• WHAT THE TASK ASKS: Look through the lines and report how many include the word "that", giving nothing but the number.

• DATA LISTING:

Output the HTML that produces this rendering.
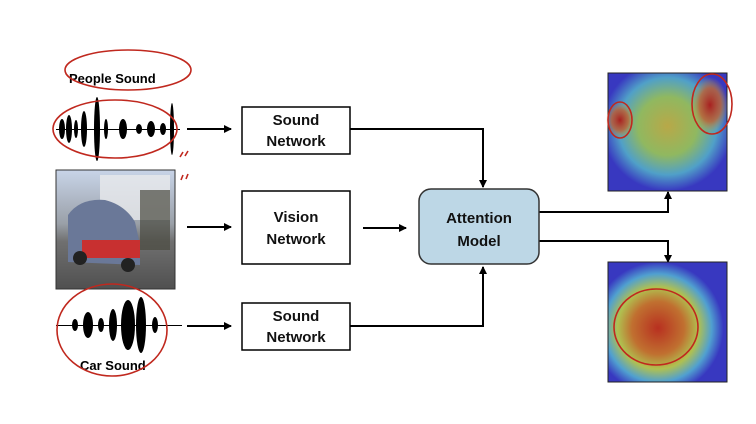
<!DOCTYPE html>
<html><head><meta charset="utf-8"><style>
html,body{margin:0;padding:0;background:#fff;}
svg{display:block;font-family:"Liberation Sans",sans-serif;}
</style></head><body>
<svg width="756" height="424" viewBox="0 0 756 424" xmlns="http://www.w3.org/2000/svg">
<defs>
<marker id="ah" markerWidth="8" markerHeight="8" refX="7" refY="4" orient="auto" markerUnits="userSpaceOnUse"><path d="M0,0 L8,4 L0,8 z" fill="#000"/></marker>
<radialGradient id="h1a" cx="0.5" cy="0.45" r="0.55"><stop offset="0" stop-color="#b8a848"/><stop offset="0.45" stop-color="#90b860"/><stop offset="0.75" stop-color="#50a0c8"/><stop offset="1" stop-color="#3838c0"/></radialGradient>
<radialGradient id="hr" cx="0.5" cy="0.5" r="0.5"><stop offset="0" stop-color="#a82020"/><stop offset="0.6" stop-color="#c06030" stop-opacity="0.8"/><stop offset="1" stop-color="#c0a040" stop-opacity="0"/></radialGradient>
<radialGradient id="h2a" cx="0.42" cy="0.55" r="0.55"><stop offset="0" stop-color="#b83020"/><stop offset="0.4" stop-color="#c07030"/><stop offset="0.62" stop-color="#b0c050"/><stop offset="0.82" stop-color="#50a0d0"/><stop offset="1" stop-color="#3838c0"/></radialGradient>
<linearGradient id="ph" x1="0" y1="0" x2="0" y2="1"><stop offset="0" stop-color="#c8d4e8"/><stop offset="0.45" stop-color="#9aa0a8"/><stop offset="0.6" stop-color="#707070"/><stop offset="1" stop-color="#505050"/></linearGradient>
</defs>

<g fill="#000">
<path d="M56,129 L180,129 L180,130 L56,130 z"/>
<ellipse cx="62" cy="129" rx="3" ry="10"/><ellipse cx="69" cy="129" rx="3" ry="14"/><ellipse cx="76" cy="129" rx="2" ry="9"/>
<ellipse cx="84" cy="129" rx="3" ry="18"/><ellipse cx="97" cy="129" rx="3" ry="32"/><ellipse cx="106" cy="129" rx="2" ry="10"/>
<ellipse cx="123" cy="129" rx="4" ry="10"/><ellipse cx="139" cy="129" rx="3" ry="5"/><ellipse cx="151" cy="129" rx="4" ry="8"/>
<ellipse cx="163" cy="129" rx="3" ry="6"/><ellipse cx="172" cy="129" rx="2" ry="26"/>
</g>
<g fill="#000">
<path d="M56,325 L182,325 L182,326 L56,326 z"/>
<ellipse cx="75" cy="325" rx="3" ry="6"/><ellipse cx="88" cy="325" rx="5" ry="13"/><ellipse cx="101" cy="325" rx="3" ry="7"/>
<ellipse cx="113" cy="325" rx="4" ry="16"/><ellipse cx="128" cy="325" rx="7" ry="25"/><ellipse cx="141" cy="325" rx="5" ry="28"/>
<ellipse cx="155" cy="325" rx="3" ry="8"/>
</g>
<text x="69" y="83" font-size="13" font-weight="bold">People Sound</text>
<text x="80" y="370" font-size="13" font-weight="bold">Car Sound</text>

<rect x="56" y="170" width="119" height="119" fill="url(#ph)" stroke="#333"/>
<rect x="100" y="175" width="70" height="45" fill="#e8eaec" opacity="0.8"/>
<rect x="140" y="190" width="30" height="60" fill="#4a4a40" opacity="0.7"/>
<path d="M68,215 Q80,198 105,200 Q125,205 135,222 L140,245 L140,265 L68,262 z" fill="#6a7898"/>
<rect x="82" y="240" width="58" height="18" fill="#c83030"/>
<circle cx="80" cy="258" r="7" fill="#222"/><circle cx="128" cy="265" r="7" fill="#222"/>

<g fill="none" stroke="#c0281e" stroke-width="1.6">
<ellipse cx="128" cy="70" rx="63" ry="20"/>
<ellipse cx="115" cy="129" rx="62" ry="29"/>
<ellipse cx="112" cy="330" rx="55" ry="46"/>
<path d="M183,152 l-3,5 M188,151 l-3,5 M183,175 l-2,5 M188,174 l-2,5"/>
</g>

<g stroke="#000" stroke-width="2" fill="none" marker-end="url(#ah)">
<line x1="187" y1="129" x2="231" y2="129"/>
<line x1="187" y1="227" x2="231" y2="227"/>
<line x1="187" y1="326" x2="231" y2="326"/>
<line x1="363" y1="228" x2="406" y2="228"/>
<polyline points="350,129 483,129 483,187"/>
<polyline points="350,326 483,326 483,267"/>
<polyline points="539,212 668,212 668,192"/>
<polyline points="539,241 668,241 668,262"/>
</g>

<g stroke="#000" stroke-width="1.5" fill="#fff">
<rect x="242" y="107" width="108" height="47"/>
<rect x="242" y="191" width="108" height="73"/>
<rect x="242" y="303" width="108" height="47"/>
</g>
<rect x="419" y="189" width="120" height="75" rx="12" fill="#bdd7e6" stroke="#333" stroke-width="1.5"/>
<g font-size="15" font-weight="bold" text-anchor="middle" fill="#111">
<text x="296" y="125">Sound</text><text x="296" y="146">Network</text>
<text x="296" y="222">Vision</text><text x="296" y="244">Network</text>
<text x="296" y="321">Sound</text><text x="296" y="342">Network</text>
<text x="479" y="223">Attention</text><text x="479" y="246">Model</text>
</g>

<rect x="608" y="73" width="119" height="118" fill="url(#h1a)" stroke="#222"/>
<ellipse cx="620" cy="120" rx="14" ry="18" fill="url(#hr)"/>
<ellipse cx="710" cy="105" rx="18" ry="28" fill="url(#hr)"/>
<rect x="608" y="262" width="119" height="120" fill="url(#h2a)" stroke="#222"/>
<g fill="none" stroke="#c0281e" stroke-width="1.6">
<ellipse cx="620" cy="120" rx="12" ry="18"/>
<ellipse cx="712" cy="104" rx="20" ry="30"/>
<ellipse cx="656" cy="327" rx="42" ry="38"/>
</g>
</svg>
</body></html>
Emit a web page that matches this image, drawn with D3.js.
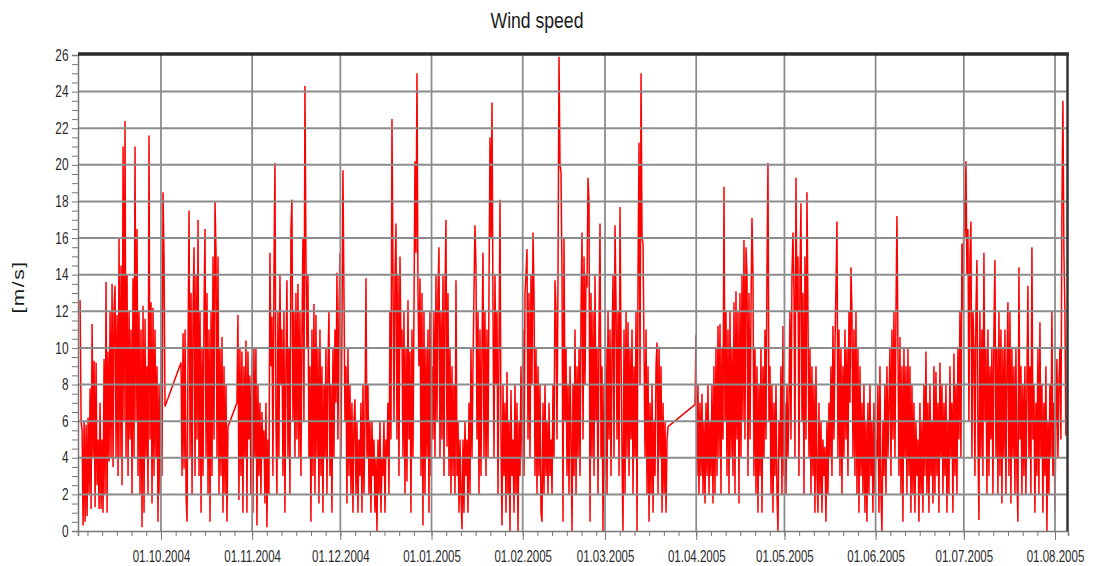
<!DOCTYPE html>
<html>
<head>
<meta charset="utf-8">
<style>
  body { margin: 0; background: #fff; }
  text { font-family: "Liberation Sans", Arial, sans-serif; }
</style>
</head>
<body>
<div id="chart"></div>
<script src="https://d3js.org/d3.v7.min.js"></script>
<script>
// measurement blocks, values evenly spaced between start and end of each block
const segStarts = ['2004-09-03T12:00', '2004-10-07T20:00', '2004-10-26T20:00', '2005-03-31T14:00'];
const segEnds = ['2004-10-02T09:00', '2004-10-23T19:00', '2005-03-22T10:00', '2005-08-04T17:00'];

const segA = [
  12.6, 6, 5.5, 0.3, 6, 0.5, 5.8, 0.8, 6.2, 2,
  7.8, 1.2, 11.3, 4, 9.3, 1.3, 9.2, 2.5, 5, 1.2,
  7, 1.2, 5, 1, 9.4, 2, 13.6, 1, 9.8, 3.8,
  12, 4, 13.5, 3.5, 12.2, 13.4, 4, 11.8, 3, 16,
  4, 14.5, 2.5, 21, 6, 22.4, 4, 14, 3, 12,
  5, 11, 2, 13.8, 4, 21, 6, 16.5, 3, 12,
  2, 11, 0.2, 12.3, 1, 11.6, 4, 9, 2, 21.6,
  5, 12.5, 1.5, 12.2, 3, 11, 4, 9, 0.5, 8,
  2, 10, 3, 18.5, 15, 6.8
];

const segB = [
  9.2, 3, 10.8, 3.4, 11, 2, 0.5, 10, 17.5, 4,
  13, 2, 12, 15.5, 3, 14, 5, 17, 3, 12,
  1, 10, 3, 12, 16.5, 4, 13, 2, 11, 0.5,
  12, 3, 15, 5, 18, 15.2, 4, 15, 2, 10,
  3, 10.6, 1, 9, 2, 8, 0.5, 5.7
];

const segC = [
  7.0, 11.8, 1.7, 10, 3, 9.8, 1, 9, 4, 10.4,
  1, 9.8, 5, 8.5, 2, 9.5, 1, 10, 4, 10,
  0.3, 8, 3, 7, 2, 6.5, 4, 5.5, 1.5, 7,
  0.2, 5, 2, 15.2, 9, 11.7, 3, 14, 20.1, 6,
  2, 12, 4, 14, 8, 11, 3, 12, 1, 9,
  13.7, 4, 10, 2, 16.5, 18.1, 6, 12, 4, 13,
  5, 13.5, 4, 12, 3, 11, 16, 6, 24.3, 15,
  10, 14, 4, 9, 0.5, 11, 3, 12.4, 2, 11.8,
  4, 10, 1.5, 11, 3, 9, 1, 8, 4, 10,
  2, 9, 12, 3, 8, 1, 10, 4, 11, 7,
  14.1, 5, 12, 15.2, 4, 11, 19.7, 13, 6, 9,
  1.5, 10, 3, 8, 2, 7, 1, 6, 7.2, 2,
  6, 1, 5, 3, 7, 1, 8, 2, 6, 13.8,
  4, 8, 2, 6, 1, 6, 3, 5, 1, 4,
  0, 5, 2, 6, 1, 4, 3, 6, 1, 5,
  4, 7, 2, 12, 5, 22.5, 14.3, 6, 13.7, 16.8,
  5, 14, 3, 15, 10, 11, 4, 12, 2, 10,
  2.7, 12.6, 5, 9.8, 1, 11, 4, 12, 20.2, 15.2,
  25, 13, 9, 13.8, 3, 13, 0.3, 12, 2, 10,
  4, 11, 1, 12, 3, 9, 5, 12, 4, 14,
  6, 13, 15.5, 4, 12, 5, 14, 3, 13, 17,
  4.6, 13, 3, 10, 2, 9, 3, 8, 2, 13.7,
  3, 6, 1, 5, 2, 0.1, 5, 1, 6, 3,
  5, 1, 7, 2, 10, 4, 9, 13, 16.7, 14.4,
  5, 12, 2, 11, 3, 10, 15.2, 4, 12, 3,
  11, 4, 13, 21.5, 16, 23.4, 12, 4, 14, 8,
  12, 2, 10, 18.1, 5, 0.3, 8, 3, 7, 1,
  8.7, 2, 6, 0, 7.7, 3, 5, 1, 8, 2,
  7, 0, 6, 3, 9, 4, 11, 3, 13, 14,
  15.4, 5, 13, 4, 14, 8, 16.3, 13, 3, 10,
  2, 9, 3, 8, 1, 0.5, 7, 2, 8, 3,
  6, 2, 7, 3, 5, 2, 8, 4, 13.7, 12,
  5, 14, 25.9, 20, 19.6, 14, 0.5, 16, 6, 10,
  3, 8, 2, 9, 5, 0, 8, 3, 11, 2,
  9, 4, 10, 3, 12, 16.3, 5, 15, 8, 14,
  13.3, 19.3, 17.9, 0.5, 13, 4, 12, 3, 14, 6,
  10, 2, 11, 16.8, 4, 9, 0, 8, 3, 10,
  2, 12, 5, 11, 3, 10, 14, 4, 16.7, 12.5,
  5, 12, 3, 17.7, 10, 4, 0, 11, 2, 12,
  4, 11.4, 3, 10, 5, 11, 2, 9, 4, 12,
  0, 14, 21.2, 8, 25, 16, 15.7, 10, 4, 11,
  2, 9, 0.5, 7, 2, 8, 1, 6, 3, 9,
  10.3, 2, 10, 4, 9, 1, 7, 2, 6, 1,
  5, 5.7
];

const segD = [
  6.9, 10.7, 3, 8, 2, 7, 3, 7.5, 2, 6,
  1.5, 7, 3, 8, 2, 6, 3, 8, 1.5, 9,
  2, 10, 3, 11.2, 4, 11.3, 2, 10, 5, 18.8,
  6, 12, 3, 11, 2, 12, 4, 10, 3, 12.5,
  2, 13.1, 5, 12, 1.5, 13, 4, 14, 6, 15.9,
  5, 15.5, 14, 3, 13, 5, 12, 17.1, 14, 3,
  10, 2, 9, 1, 8, 3, 10, 1, 9, 4,
  11, 5, 14.1, 20.1, 6, 9, 2, 8, 1, 7,
  3, 8, 2, 0, 6, 4, 9, 2, 11.2, 3,
  7, 2, 8, 4, 7, 12, 5, 14, 16.3, 13,
  4, 19.3, 12, 15, 3, 14, 17.9, 6, 13, 2,
  15, 5, 18.5, 12, 4, 10, 2, 9, 3, 8,
  1, 9, 3, 1, 7, 2, 6, 1, 5, 3,
  4.6, 0.5, 6, 2, 7, 4, 9, 3, 11.2, 5,
  10, 13.3, 16.9, 4, 11, 3, 10, 2, 9, 4,
  11, 5, 10, 3, 12, 7, 14.4, 12, 4, 11,
  3, 12, 2, 10, 1, 9, 3, 7, 2, 8,
  1, 6, 0.5, 7, 2, 8, 3, 6, 1, 7,
  2, 5, 4, 8, 1, 9, 2, 0, 6, 3,
  8, 2, 9, 4, 7, 10, 3, 11, 5, 12,
  4, 11.8, 17.2, 10, 3, 10.6, 2, 9, 0.5, 10,
  4, 9, 2, 10, 3, 9, 1, 8, 2, 7,
  1, 6, 3, 5, 0.5, 7, 2, 6, 1, 8,
  3, 9.8, 2, 7, 1, 8, 3, 6, 1.5, 9,
  2, 8.7, 3, 7, 1, 9.2, 4, 8, 2, 7,
  3, 8, 1, 6, 2, 9, 4, 7, 1, 9.7,
  3, 8, 2, 10, 5, 12, 4, 15.7, 12, 18.1,
  16, 20.2, 14, 16.5, 6, 15, 16.9, 4, 12, 10,
  3, 12, 14.8, 5, 0.6, 12, 4, 11, 3, 15.2,
  6, 10, 2, 11, 3, 9, 5, 10, 2, 11,
  14.8, 4, 10, 2, 12, 3, 11, 1.5, 10, 4,
  11, 2, 9, 12.5, 3, 12, 1.5, 10, 4, 9,
  2, 10, 3, 0.5, 14.4, 5, 9, 2, 8, 3,
  9, 2, 8, 13.4, 4, 9, 2, 15.5, 5, 8,
  1, 7, 3, 10, 2, 11.4, 4, 8, 1, 7,
  3, 9, 0, 6, 2, 8, 4, 12, 3, 7,
  1, 6, 9.4, 4, 8, 10, 5, 17.5, 23.5, 15.2, 12, 5.2
];

const monthTicks = ['01.10.2004', '01.11.2004', '01.12.2004', '01.01.2005', '01.02.2005',
  '01.03.2005', '01.04.2005', '01.05.2005', '01.06.2005', '01.07.2005', '01.08.2005'];
const minorDays = [1, 6, 11, 16, 21, 26];
const yLabels = [0, 2, 4, 6, 8, 10, 12, 14, 16, 18, 20, 22, 24, 26];

const W = 1094, H = 566;
const plotLeft = 78, plotRight = 1068, plotTop = 55, plotBottom = 531;
const parse = d3.timeParse('%Y-%m-%dT%H:%M');
const parseTick = d3.timeParse('%d.%m.%Y');

const x = d3.scaleTime()
  .domain([parse('2004-09-02T19:00'), parse('2005-08-05T10:00')])
  .range([plotLeft, plotRight]);
const y = d3.scaleLinear().domain([0, 26]).range([plotBottom, plotTop]);

const points = [];
[segA, segB, segC, segD].forEach((vals, k) => {
  const t0 = parse(segStarts[k]), t1 = parse(segEnds[k]);
  const step = (t1 - t0) / (vals.length - 1);
  vals.forEach((v, i) => points.push({ t: new Date(+t0 + i * step), v: v }));
});

const svg = d3.select('#chart').append('svg')
  .attr('width', W)
  .attr('height', H);

// title
svg.append('text')
  .attr('transform', 'translate(537,28) scale(0.8,1)')
  .attr('text-anchor', 'middle')
  .attr('font-size', 22)
  .attr('fill', '#1a1a1a')
  .text('Wind speed');

// y label
svg.append('text')
  .attr('transform', 'translate(24,287) rotate(-90) scale(1,0.78)')
  .attr('text-anchor', 'middle')
  .attr('font-size', 21)
  .attr('letter-spacing', 1.5)
  .attr('fill', '#1a1a1a')
  .text('[m/s]');

// data line
svg.append('clipPath').attr('id', 'clip')
  .append('rect')
  .attr('x', plotLeft).attr('y', plotTop)
  .attr('width', plotRight - plotLeft).attr('height', plotBottom - plotTop);

const line = d3.line().x(d => x(d.t)).y(d => y(d.v));
svg.append('path')
  .datum(points)
  .attr('clip-path', 'url(#clip)')
  .attr('fill', 'none')
  .attr('stroke', '#ff0000')
  .attr('stroke-width', 1.5)
  .attr('d', line);

// grid on top of the data
const monthDates = monthTicks.map(parseTick);
svg.append('g').selectAll('line')
  .data(yLabels.filter(d => d > 0 && d < 26))
  .join('line')
  .attr('x1', plotLeft).attr('x2', plotRight)
  .attr('y1', d => y(d)).attr('y2', d => y(d))
  .attr('stroke', '#8c8c8c')
  .attr('stroke-width', 2);

svg.append('g').selectAll('line')
  .data(monthDates)
  .join('line')
  .attr('x1', d => x(d)).attr('x2', d => x(d))
  .attr('y1', plotTop).attr('y2', plotBottom)
  .attr('stroke', '#8c8c8c')
  .attr('stroke-width', 1.8);

// y axis
const yAxis = svg.append('g')
  .attr('transform', `translate(${plotLeft},0)`)
  .call(d3.axisLeft(y)
    .tickValues(d3.range(0, 26.01, 0.5))
    .tickSize(6)
    .tickFormat(d => d % 2 === 0 ? d : ''));
yAxis.select('.domain').attr('stroke', '#777').attr('stroke-width', 1.5);
yAxis.selectAll('.tick line').attr('stroke', '#777');
yAxis.selectAll('.tick text')
  .attr('x', null)
  .attr('transform', 'translate(-9.5,0) scale(0.74,1)')
  .attr('font-size', 16)
  .attr('font-family', '"Liberation Sans", Arial, sans-serif')
  .attr('fill', '#2a2a2a');

// x axis, minor ticks every five days
const minorDates = [];
d3.timeMonth.range(new Date(2004, 8, 1), new Date(2005, 8, 1)).forEach(m => {
  minorDays.forEach(dd => {
    const t = new Date(m.getFullYear(), m.getMonth(), dd);
    if (t >= x.domain()[0] && t <= x.domain()[1]) minorDates.push(t);
  });
});

const xMinor = svg.append('g')
  .attr('transform', `translate(0,${plotBottom})`)
  .call(d3.axisBottom(x).tickValues(minorDates).tickSize(5).tickFormat(''));
xMinor.select('.domain').attr('stroke', '#777').attr('stroke-width', 1.5);
xMinor.selectAll('.tick line').attr('stroke', '#777');

const xMajor = svg.append('g')
  .attr('transform', `translate(0,${plotBottom})`)
  .call(d3.axisBottom(x).tickValues(monthDates).tickSize(9).tickFormat((d, i) => monthTicks[i]));
xMajor.select('.domain').remove();
xMajor.selectAll('.tick line').attr('stroke', '#777');
xMajor.selectAll('.tick text')
  .attr('y', null).attr('dy', null)
  .attr('transform', 'translate(0,30.5) scale(0.72,1)')
  .attr('font-size', 16)
  .attr('font-family', '"Liberation Sans", Arial, sans-serif')
  .attr('fill', '#2a2a2a');

// frame: heavy top and right edges
svg.append('line')
  .attr('x1', plotLeft).attr('x2', plotRight + 1)
  .attr('y1', plotTop - 1).attr('y2', plotTop - 1)
  .attr('stroke', '#2a2a2a').attr('stroke-width', 3.5);
svg.append('line')
  .attr('x1', plotRight - 0.5).attr('x2', plotRight - 0.5)
  .attr('y1', plotTop - 2).attr('y2', plotBottom)
  .attr('stroke', '#333').attr('stroke-width', 2.5);
</script>
</body>
</html>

• TASK ANSWER: 2